Water quality and chemical weathering of the Teesta River of Eastern Himalaya, India

, Tenzin Tsering.

Himalaya region is a pivotal environmental monitoring site because of its sources of freshwater, dynamic vegetation and topography, prone to flood and drought due to climate change. The freshwater from Himalaya serves to the livelihood of billions of people. Herein, for the first time, based on the original data of major ions, the water quality of the Teesta River is studied. The evaluation of the major ion and trace elements against the standard guideline values and the average chemical composition of world rivers were discussed. The predominance of Ca, Mg and HCO3 in all waters reflects the influence of carbonate weathering on the Teesta River. However, an increase in the Na/Ca ratio was linked to the increase of Si downstream, indicating that silicate weathering was predominant in the lowlands of Teesta drainage.
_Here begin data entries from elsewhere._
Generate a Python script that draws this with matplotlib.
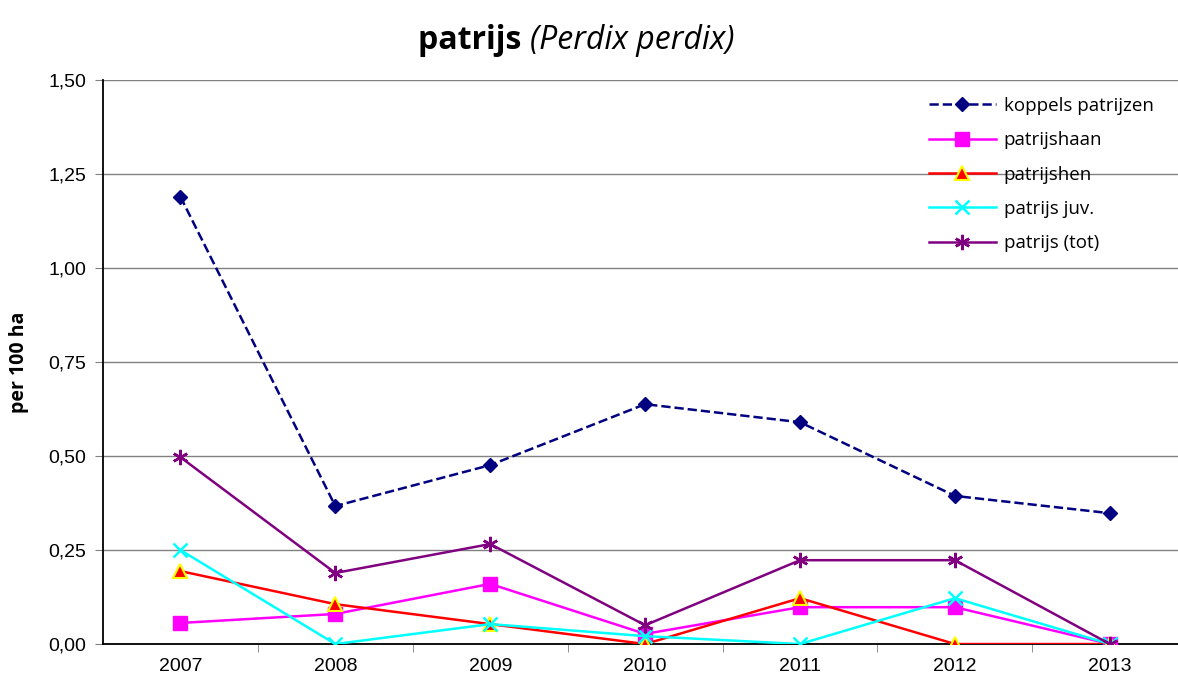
import matplotlib
matplotlib.use("Agg")
import matplotlib.pyplot as plt
from matplotlib.ticker import MultipleLocator, FuncFormatter

# ==================== DATA ====================
years = ["2007", "2008", "2009", "2010", "2011", "2012", "2013"]
koppels = [1.19, 0.367, 0.476, 0.638, 0.59, 0.394, 0.348]
haan = [0.056, 0.08, 0.16, 0.027, 0.098, 0.098, 0.0]
hen = [0.194, 0.106, 0.053, 0.0, 0.122, 0.0, 0.0]
juv = [0.25, 0.0, 0.053, 0.021, 0.0, 0.122, 0.0]
tot = [0.497, 0.189, 0.266, 0.05, 0.223, 0.223, 0.0]
# ==============================================

fig = plt.figure(figsize=(11.78, 6.79), dpi=100)
ax = fig.add_axes([0.0874, 0.0515, 0.9126, 0.8305])

x = list(range(len(years)))
ax.plot(x, koppels, color="#000080", ls="--", lw=1.8, marker="D", ms=7,
        label="koppels patrijzen", zorder=5)
ax.plot(x, haan, color="#FF00FF", lw=1.8, marker="s", ms=10,
        label="patrijshaan", zorder=4)
ax.plot(x, hen, color="#FF0000", lw=1.8, marker="^", ms=10, mfc="#FF0000",
        mec="#FFFF00", mew=1.5, label="patrijshen", zorder=4)
ax.plot(x, juv, color="#00FFFF", lw=1.8, marker="x", ms=10, mew=1.8,
        label="patrijs juv.", zorder=4)
ax.plot(x, tot, color="#800080", lw=1.8, marker=(6, 2, 0), ms=11, mew=1.8,
        label="patrijs (tot)", zorder=4)

ax.set_xlim(-0.5, 6.44)
ax.set_ylim(0, 1.5)
ax.yaxis.set_major_locator(MultipleLocator(0.25))
ax.yaxis.set_major_formatter(FuncFormatter(lambda v, p: f"{v:.2f}".replace(".", ",")))
ax.grid(axis="y", color="#808080", lw=1)
ax.set_axisbelow(True)

ax.set_xticks(x)
ax.set_xticklabels(years)
ax.set_xticks([i + 0.5 for i in range(len(years) - 1)], minor=True)
ax.tick_params(axis="x", which="major", length=0, pad=10)
ax.tick_params(axis="x", which="minor", length=6, color="#808080", direction="out")
ax.tick_params(axis="y", length=6, direction="out", color="#808080", pad=6)
for lab in ax.get_xticklabels() + ax.get_yticklabels():
    lab.set_fontfamily("Liberation Sans")
    lab.set_fontsize(14)

ax.spines["right"].set_visible(False)
ax.spines["top"].set_visible(False)
ax.spines["left"].set_color("black")
ax.spines["bottom"].set_color("black")
ax.spines["left"].set_linewidth(1.3)
ax.spines["bottom"].set_linewidth(1.3)

ax.set_ylabel("per 100 ha", fontfamily="Open Sans", fontweight="bold", fontsize=14, labelpad=14)

t1 = fig.text(0.355, 0.928, "patrijs ", fontfamily="Open Sans", fontweight="bold", fontsize=23)
fig.canvas.draw()
ax.annotate("(Perdix perdix)", xy=(1, 0), xycoords=t1, va="bottom", ha="left",
            fontfamily="Open Sans", fontstyle="italic", fontsize=23, annotation_clip=False)

leg = ax.legend(loc="upper right", bbox_to_anchor=(0.993, 1.0), frameon=False,
                prop={"family": "Open Sans", "size": 13.5}, handlelength=3.6,
                labelspacing=0.87, handletextpad=0.4)

fig.savefig("out.png", dpi=100)
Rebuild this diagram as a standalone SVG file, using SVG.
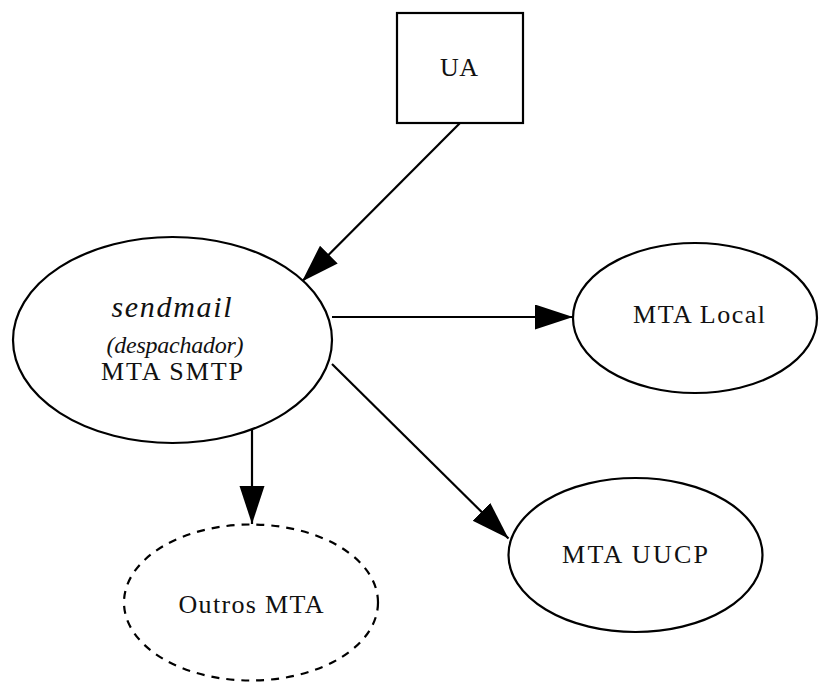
<svg xmlns="http://www.w3.org/2000/svg" width="819" height="682" viewBox="0 0 819 682">
  <style>
    .shape { fill: #ffffff; stroke: #000000; stroke-width: 2.2; }
    .dashed { stroke-dasharray: 8 7; }
    .edge { fill: none; stroke: #000000; stroke-width: 2.2; }
    .label { font-family: "Liberation Serif", "Times New Roman", serif; font-size: 26px; fill: #111111; text-anchor: middle; }
    .it { font-style: italic; }
    .big { font-size: 30px; }
    .small { font-size: 24px; }
  </style>
  <defs>
    <marker id="arrow" markerUnits="userSpaceOnUse" markerWidth="40" markerHeight="26" refX="38" refY="12.5" orient="auto">
      <path d="M0,0 L38,12.5 L0,25 Z" fill="#000000"/>
    </marker>
  </defs>

  <g id="connectors">
    <path class="edge" d="M460,123 L302,281.5" marker-end="url(#arrow)"/>
    <path class="edge" d="M332,317 L573,317" marker-end="url(#arrow)"/>
    <path class="edge" d="M252,430 L252,524" marker-end="url(#arrow)"/>
    <path class="edge" d="M332,364 L508.5,538.5" marker-end="url(#arrow)"/>
  </g>

  <g id="ua">
    <rect class="shape" x="397" y="13" width="126" height="110"/>
    <text class="label" x="459" y="76" textLength="38" lengthAdjust="spacing">UA</text>
  </g>

  <g id="sendmail">
    <ellipse class="shape" cx="172.5" cy="340" rx="159.5" ry="103"/>
    <text class="label it big" x="171.5" y="317" textLength="120" lengthAdjust="spacing">sendmail</text>
    <text class="label it small" x="175" y="352.5" textLength="137" lengthAdjust="spacing">(despachador)</text>
    <text class="label" x="172" y="380" textLength="142" lengthAdjust="spacing">MTA SMTP</text>
  </g>

  <g id="mta-local">
    <ellipse class="shape" cx="695" cy="318" rx="122" ry="75"/>
    <text class="label" x="699" y="323" textLength="132" lengthAdjust="spacing">MTA Local</text>
  </g>

  <g id="mta-uucp">
    <ellipse class="shape" cx="635.5" cy="555" rx="127" ry="77"/>
    <text class="label" x="635" y="563" textLength="146" lengthAdjust="spacing">MTA UUCP</text>
  </g>

  <g id="outros-mta">
    <ellipse class="shape dashed" cx="251" cy="602.5" rx="127" ry="78"/>
    <text class="label" x="251" y="612.5" textLength="145" lengthAdjust="spacing">Outros MTA</text>
  </g>
</svg>
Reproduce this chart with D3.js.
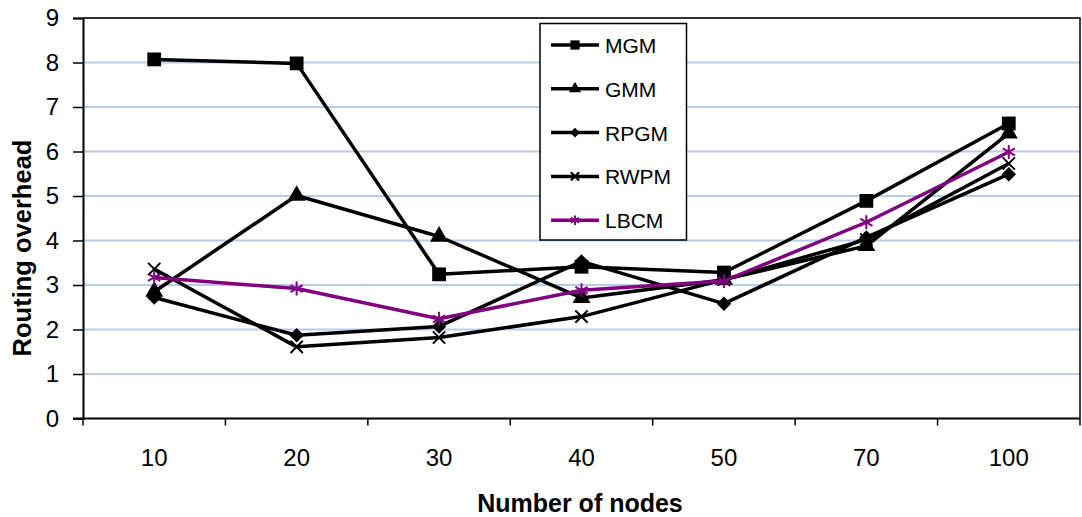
<!DOCTYPE html>
<html>
<head>
<meta charset="utf-8">
<script src="https://cdn.jsdelivr.net/npm/d3@7"></script>
<style>
  html, body { margin: 0; padding: 0; background: #fff; }
  svg { display: block; font-family: "Liberation Sans", Arial, sans-serif; }
</style>
</head>
<body>
<svg id="chart" width="1082" height="517"></svg>
<script>
// Routing overhead per scheme, by number of nodes
const categories = ["10", "20", "30", "40", "50", "70", "100"];
const yTicks = [0, 1, 2, 3, 4, 5, 6, 7, 8, 9];
const seriesNames = ["MGM", "GMM", "RPGM", "RWPM", "LBCM"];
const MGM  = [8.07, 7.98, 3.24, 3.41, 3.28, 4.89, 6.63];
const GMM  = [2.85, 5.01, 4.09, 2.71, 3.12, 3.88, 6.41];
const RPGM = [2.72, 1.87, 2.07, 3.53, 2.58, 4.07, 5.49];
const RWPM = [3.36, 1.61, 1.82, 2.29, 3.12, 4.02, 5.73];
const LBCM = [3.17, 2.92, 2.24, 2.88, 3.09, 4.41, 5.99];
const seriesValues = [MGM, GMM, RPGM, RWPM, LBCM];
const seriesColors = ["#000000", "#000000", "#000000", "#000000", "#800080"];
const seriesMarkers = ["square", "triangle", "diamond", "x", "asterisk"];

const svg = d3.select("#chart");
const plot = { left: 83, right: 1080, top: 18, bottom: 418.5 };

const x = d3.scaleBand().domain(categories).range([plot.left, plot.right]).padding(0);
const y = d3.scaleLinear().domain([0, 9]).range([plot.bottom, plot.top]);
const cx = c => x(c) + x.bandwidth() / 2;

// horizontal gridlines
svg.append("g")
  .selectAll("line")
  .data(yTicks.filter(t => t > 0))
  .join("line")
  .attr("x1", plot.left).attr("x2", plot.right)
  .attr("y1", d => y(d)).attr("y2", d => y(d))
  .attr("stroke", "#b9cbea").attr("stroke-width", 2);

// plot frame (top and right)
svg.append("path")
  .attr("d", `M${plot.left},${plot.top}H${plot.right}V${plot.bottom}`)
  .attr("fill", "none").attr("stroke", "#000").attr("stroke-width", 1.5);

// y axis
const yAxis = svg.append("g")
  .attr("transform", `translate(${plot.left},0)`)
  .call(d3.axisLeft(y).tickValues(yTicks).tickSize(10).tickPadding(14).tickFormat(d3.format("d")));
yAxis.select(".domain").attr("stroke-width", 2);
yAxis.selectAll(".tick line").attr("stroke-width", 1.5);
yAxis.selectAll("text").attr("font-size", 24).attr("font-family", "Liberation Sans, Arial, sans-serif").attr("fill", "#000");

// x axis: ticks on band boundaries, labels centred in bands
const xAxis = svg.append("g")
  .attr("transform", `translate(0,${plot.bottom})`);
xAxis.append("line")
  .attr("x1", plot.left - 10).attr("x2", plot.right)
  .attr("stroke", "#000").attr("stroke-width", 2);
const bounds = categories.map(c => x(c)).concat([plot.right]);
xAxis.selectAll("line.tk")
  .data(bounds)
  .join("line").attr("class", "tk")
  .attr("x1", d => d).attr("x2", d => d)
  .attr("y1", 0).attr("y2", 7)
  .attr("stroke", "#000").attr("stroke-width", 1.5);
xAxis.selectAll("text")
  .data(categories)
  .join("text")
  .attr("x", d => cx(d)).attr("y", 47)
  .attr("text-anchor", "middle")
  .attr("font-size", 24)
  .text(d => d);

// axis titles
svg.append("text")
  .attr("x", 580).attr("y", 512)
  .attr("text-anchor", "middle")
  .attr("font-size", 25).attr("font-weight", "bold")
  .text("Number of nodes");
svg.append("text")
  .attr("transform", "translate(31,248) rotate(-90)")
  .attr("text-anchor", "middle")
  .attr("font-size", 25.5).attr("font-weight", "bold")
  .text("Routing overhead");

// marker shapes
function markerPath(kind, scale) {
  switch (kind) {
    case "square":   return d3.symbol(d3.symbolSquare, 190 * scale)();
    case "triangle": return d3.symbol(d3.symbolTriangle, 140 * scale)();
    case "diamond":  return d3.symbol(d3.symbolSquare, 105 * scale)();
    case "x":        return d3.symbol(d3.symbolX, 100 * scale)();
    case "asterisk": return d3.symbol(d3.symbolAsterisk, 140 * scale)();
  }
}
function drawMarker(g, kind, color, px, py, scale) {
  const stroked = kind === "x" || kind === "asterisk";
  const p = g.append("path")
    .attr("d", markerPath(kind, scale))
    .attr("transform", `translate(${px},${py})` + (kind === "diamond" ? " rotate(45)" : ""));
  if (stroked) p.attr("fill", "none").attr("stroke", color).attr("stroke-width", 2);
  else p.attr("fill", color);
}

const line = d3.line().x(d => cx(d.c)).y(d => y(d.v));

seriesNames.forEach((name, i) => {
  const pts = categories.map((c, j) => ({ c, v: seriesValues[i][j] }));
  const g = svg.append("g").attr("class", "series-" + name);
  g.append("path")
    .datum(pts)
    .attr("d", line)
    .attr("fill", "none")
    .attr("stroke", seriesColors[i])
    .attr("stroke-width", 3.5)
    .attr("stroke-linejoin", "round");
  pts.forEach(p => drawMarker(g, seriesMarkers[i], seriesColors[i], cx(p.c), y(p.v), 1));
});

// legend
const legend = svg.append("g");
legend.append("rect")
  .attr("x", 540).attr("y", 23.5).attr("width", 146.5).attr("height", 216.5)
  .attr("fill", "#fff").attr("stroke", "#000").attr("stroke-width", 1.5);
seriesNames.forEach((name, i) => {
  const ly = 45 + i * 43.8;
  legend.append("line")
    .attr("x1", 551).attr("x2", 599).attr("y1", ly).attr("y2", ly)
    .attr("stroke", seriesColors[i]).attr("stroke-width", 3.5);
  drawMarker(legend, seriesMarkers[i], seriesColors[i], 575, ly, 0.45);
  legend.append("text")
    .attr("x", 605).attr("y", ly + 8)
    .attr("font-size", 21)
    .text(name);
});
</script>
</body>
</html>
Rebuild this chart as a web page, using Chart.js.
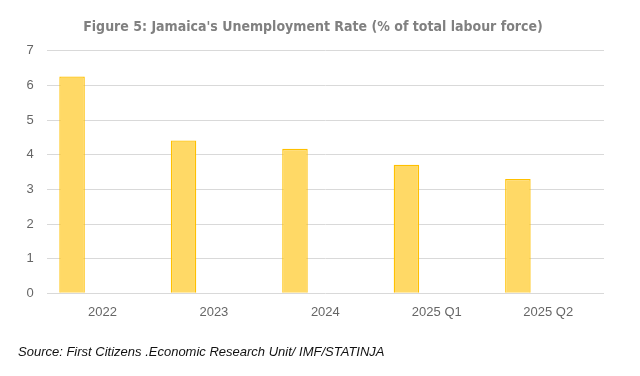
<!DOCTYPE html>
<html>
<head>
<meta charset="utf-8">
<script src="https://cdn.jsdelivr.net/npm/chart.js@4"></script>
<style>
    html, body { margin: 0; padding: 0; background: #fff; }
    .wrap { position: relative; width: 640px; height: 376px; }
    .source {
        position: absolute; left: 18px; top: 344px;
        font: italic 13px "Liberation Sans", Arial, sans-serif; color: #111;
    }
</style>
</head>
<body>
<div class="wrap">
    <canvas id="chart" width="640" height="376"></canvas>
    <div class="source">Source: First Citizens .Economic Research Unit/ IMF/STATINJA</div>
</div>
<script>
const categories = ['2022', '2023', '2024', '2025 Q1', '2025 Q2'];
const unemployment = [6.26, 4.41, 4.17, 3.71, 3.3];
const emptySeries = [null, null, null, null, null];
const yTicks = [0, 1, 2, 3, 4, 5, 6, 7];

const tickFont = { family: '"Liberation Sans", Arial, sans-serif', size: 13 };

new Chart(document.getElementById('chart'), {
    type: 'bar',
    data: {
        labels: categories,
        datasets: [
            {
                label: 'Unemployment rate',
                data: unemployment,
                backgroundColor: '#FFD966',
                borderColor: '#FFC000',
                borderWidth: 1.3
            },
            {
                label: '',
                data: emptySeries
            }
        ]
    },
    options: {
        responsive: false,
        animation: false,
        categoryPercentage: 1.09,
        barPercentage: 0.42,
        // left padding nudges the title centre right, like the original
        layout: { padding: { left: 22, right: 36, top: 0, bottom: 0 } },
        plugins: {
            legend: { display: false },
            tooltip: { enabled: false },
            title: {
                display: true,
                text: "Figure 5: Jamaica's Unemployment Rate (% of total labour force)",
                color: '#808080',
                font: { family: '"Liberation Sans Narrow", "DejaVu Sans Condensed", Arial, sans-serif', size: 14, weight: 'bold', lineHeight: 1.2 },
                padding: { top: 19, bottom: 15 }
            }
        },
        scales: {
            x: {
                grid: { display: false, drawTicks: false },
                border: { display: false },
                ticks: { color: '#666', font: tickFont, padding: 11, maxRotation: 0 },
                afterFit(scale) { scale.height = 82.7; }
            },
            y: {
                min: 0,
                max: 7,
                afterBuildTicks(scale) { scale.ticks = yTicks.map(v => ({ value: v })); },
                grid: { color: '#d9d9d9', drawTicks: false },
                border: { display: false },
                ticks: { color: '#666', font: tickFont, padding: 13 },
                afterFit(scale) { scale.width = 24.7; }
            }
        }
    }
});
</script>
</body>
</html>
The rate of silicate weathering is dependent on an overall balance of key factors including gradient, contact time, temperature and vegetation. The higher concentration of cations was balanced by the SO4 originating from the action of H2SO4 and H2CO3 on carbonates and silicates. Rock weathering (carbonate-silicate weathering) is the key mechanism that controls the major ion chemistry of the Teesta River followed by evaporite dissolution. The findings of the study can support future studies on the geochemistry of rivers in the Himalayas, which could also contribute to water resource management and the preservation of natural resources.